Input rows:
▬▬▬
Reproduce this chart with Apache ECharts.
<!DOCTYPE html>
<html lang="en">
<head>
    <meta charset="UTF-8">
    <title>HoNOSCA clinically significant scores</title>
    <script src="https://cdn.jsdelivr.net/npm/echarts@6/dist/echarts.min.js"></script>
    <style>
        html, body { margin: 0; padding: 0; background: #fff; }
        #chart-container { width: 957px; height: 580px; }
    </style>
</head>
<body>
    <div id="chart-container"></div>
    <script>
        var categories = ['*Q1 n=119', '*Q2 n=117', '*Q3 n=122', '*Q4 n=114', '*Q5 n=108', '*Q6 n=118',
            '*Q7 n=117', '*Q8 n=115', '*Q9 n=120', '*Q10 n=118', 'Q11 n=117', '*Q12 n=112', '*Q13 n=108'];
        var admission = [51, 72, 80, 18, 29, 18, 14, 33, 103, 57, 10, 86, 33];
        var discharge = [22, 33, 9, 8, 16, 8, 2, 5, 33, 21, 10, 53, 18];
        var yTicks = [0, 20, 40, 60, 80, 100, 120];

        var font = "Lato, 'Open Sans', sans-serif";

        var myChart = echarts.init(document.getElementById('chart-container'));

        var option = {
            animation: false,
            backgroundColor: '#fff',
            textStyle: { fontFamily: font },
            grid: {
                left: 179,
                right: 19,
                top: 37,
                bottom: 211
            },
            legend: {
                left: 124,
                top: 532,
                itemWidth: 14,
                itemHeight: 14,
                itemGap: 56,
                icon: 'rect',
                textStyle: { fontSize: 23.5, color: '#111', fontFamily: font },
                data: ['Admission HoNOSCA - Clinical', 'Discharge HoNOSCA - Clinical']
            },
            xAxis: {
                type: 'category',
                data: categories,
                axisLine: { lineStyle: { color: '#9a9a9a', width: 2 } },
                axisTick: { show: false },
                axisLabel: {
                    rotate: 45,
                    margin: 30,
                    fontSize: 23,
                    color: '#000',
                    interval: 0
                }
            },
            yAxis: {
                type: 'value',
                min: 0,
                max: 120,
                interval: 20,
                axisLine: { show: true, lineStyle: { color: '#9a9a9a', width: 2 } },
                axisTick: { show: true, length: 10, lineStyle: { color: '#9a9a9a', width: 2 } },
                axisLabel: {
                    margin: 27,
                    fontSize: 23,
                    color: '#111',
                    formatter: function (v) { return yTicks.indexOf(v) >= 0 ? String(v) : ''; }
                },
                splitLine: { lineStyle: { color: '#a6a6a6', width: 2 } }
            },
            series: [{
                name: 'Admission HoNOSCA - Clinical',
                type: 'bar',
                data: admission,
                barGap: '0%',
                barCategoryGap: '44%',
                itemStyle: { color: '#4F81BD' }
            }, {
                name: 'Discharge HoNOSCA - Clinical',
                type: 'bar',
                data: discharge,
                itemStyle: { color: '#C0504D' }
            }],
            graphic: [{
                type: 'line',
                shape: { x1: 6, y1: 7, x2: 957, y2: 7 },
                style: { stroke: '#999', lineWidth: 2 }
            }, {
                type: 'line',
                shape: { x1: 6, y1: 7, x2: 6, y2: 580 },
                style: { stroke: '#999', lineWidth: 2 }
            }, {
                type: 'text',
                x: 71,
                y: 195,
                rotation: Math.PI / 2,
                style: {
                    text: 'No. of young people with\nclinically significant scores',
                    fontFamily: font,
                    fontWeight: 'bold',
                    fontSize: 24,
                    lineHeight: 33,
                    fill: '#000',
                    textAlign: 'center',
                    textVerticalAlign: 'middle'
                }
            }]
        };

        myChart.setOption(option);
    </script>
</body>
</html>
▬▬▬
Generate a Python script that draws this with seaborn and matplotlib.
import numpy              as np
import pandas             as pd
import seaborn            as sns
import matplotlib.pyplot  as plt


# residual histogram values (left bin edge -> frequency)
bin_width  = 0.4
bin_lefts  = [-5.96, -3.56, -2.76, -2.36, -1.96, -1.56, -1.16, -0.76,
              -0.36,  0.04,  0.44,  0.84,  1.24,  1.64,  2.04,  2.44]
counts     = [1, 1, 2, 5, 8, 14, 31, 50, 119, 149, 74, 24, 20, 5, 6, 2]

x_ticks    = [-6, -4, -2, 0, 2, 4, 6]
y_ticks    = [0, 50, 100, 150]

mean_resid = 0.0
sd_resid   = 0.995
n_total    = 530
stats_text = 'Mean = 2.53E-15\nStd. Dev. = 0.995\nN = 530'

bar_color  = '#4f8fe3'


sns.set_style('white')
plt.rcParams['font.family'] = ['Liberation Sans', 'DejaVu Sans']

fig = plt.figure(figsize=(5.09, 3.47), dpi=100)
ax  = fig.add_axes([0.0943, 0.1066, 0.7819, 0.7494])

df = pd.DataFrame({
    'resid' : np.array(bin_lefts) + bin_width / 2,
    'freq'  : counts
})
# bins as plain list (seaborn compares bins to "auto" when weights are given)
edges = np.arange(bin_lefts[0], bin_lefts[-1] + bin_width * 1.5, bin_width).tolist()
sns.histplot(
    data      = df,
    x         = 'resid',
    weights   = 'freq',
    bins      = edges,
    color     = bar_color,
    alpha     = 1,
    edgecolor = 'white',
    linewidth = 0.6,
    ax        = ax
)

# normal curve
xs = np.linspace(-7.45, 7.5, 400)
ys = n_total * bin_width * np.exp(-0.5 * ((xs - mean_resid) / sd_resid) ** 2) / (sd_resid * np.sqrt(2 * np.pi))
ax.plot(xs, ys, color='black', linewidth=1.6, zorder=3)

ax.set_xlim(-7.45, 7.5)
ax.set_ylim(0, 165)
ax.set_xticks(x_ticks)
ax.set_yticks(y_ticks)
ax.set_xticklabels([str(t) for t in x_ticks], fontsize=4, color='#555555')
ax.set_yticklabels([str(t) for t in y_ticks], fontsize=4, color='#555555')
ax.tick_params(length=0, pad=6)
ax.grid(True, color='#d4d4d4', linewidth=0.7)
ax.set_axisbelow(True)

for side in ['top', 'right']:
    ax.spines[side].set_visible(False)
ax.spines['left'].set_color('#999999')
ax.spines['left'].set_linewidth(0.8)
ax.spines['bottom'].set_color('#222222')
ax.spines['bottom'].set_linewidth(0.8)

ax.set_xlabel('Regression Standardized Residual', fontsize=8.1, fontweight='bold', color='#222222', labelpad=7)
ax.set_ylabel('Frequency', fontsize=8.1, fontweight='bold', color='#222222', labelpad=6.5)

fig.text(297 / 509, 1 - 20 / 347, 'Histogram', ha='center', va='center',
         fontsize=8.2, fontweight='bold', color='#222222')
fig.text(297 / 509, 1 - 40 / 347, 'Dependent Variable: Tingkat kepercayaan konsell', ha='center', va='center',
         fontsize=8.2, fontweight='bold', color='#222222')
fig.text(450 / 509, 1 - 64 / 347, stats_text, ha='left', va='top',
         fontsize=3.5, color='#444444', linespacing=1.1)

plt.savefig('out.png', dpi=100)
▬▬▬
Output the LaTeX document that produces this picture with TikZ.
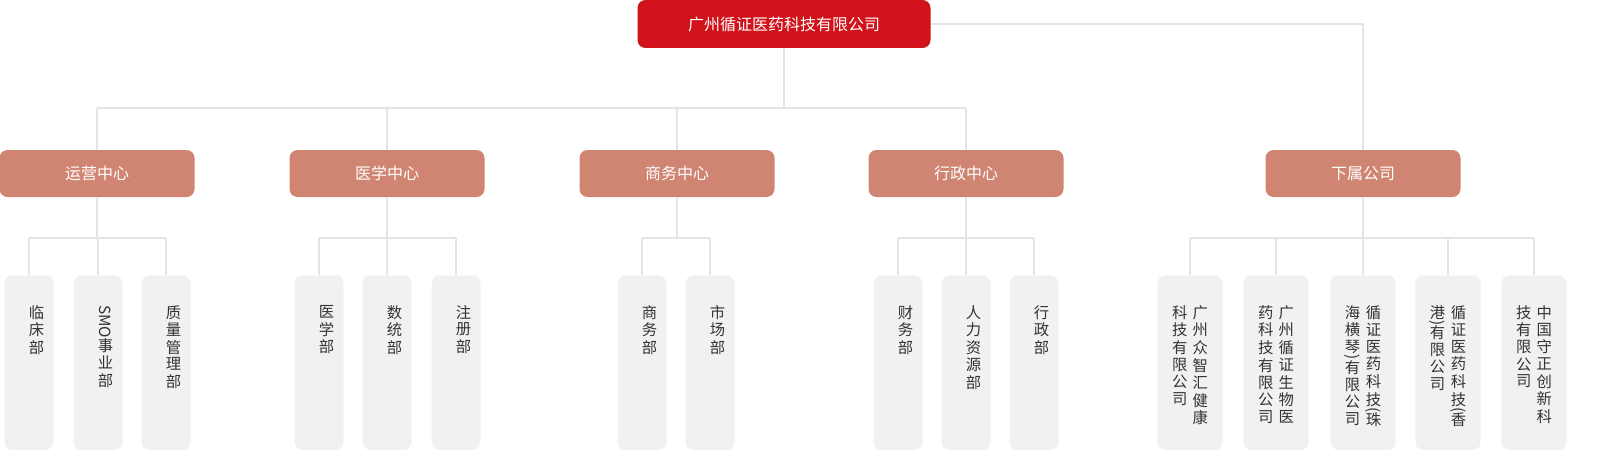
▬▬▬
Exercise: Find the word "document" and list each line it appears in.

Task response:
        var myChart = echarts.init(document.getElementById('chart-container'));
Output the LaTeX document that produces this picture with TikZ.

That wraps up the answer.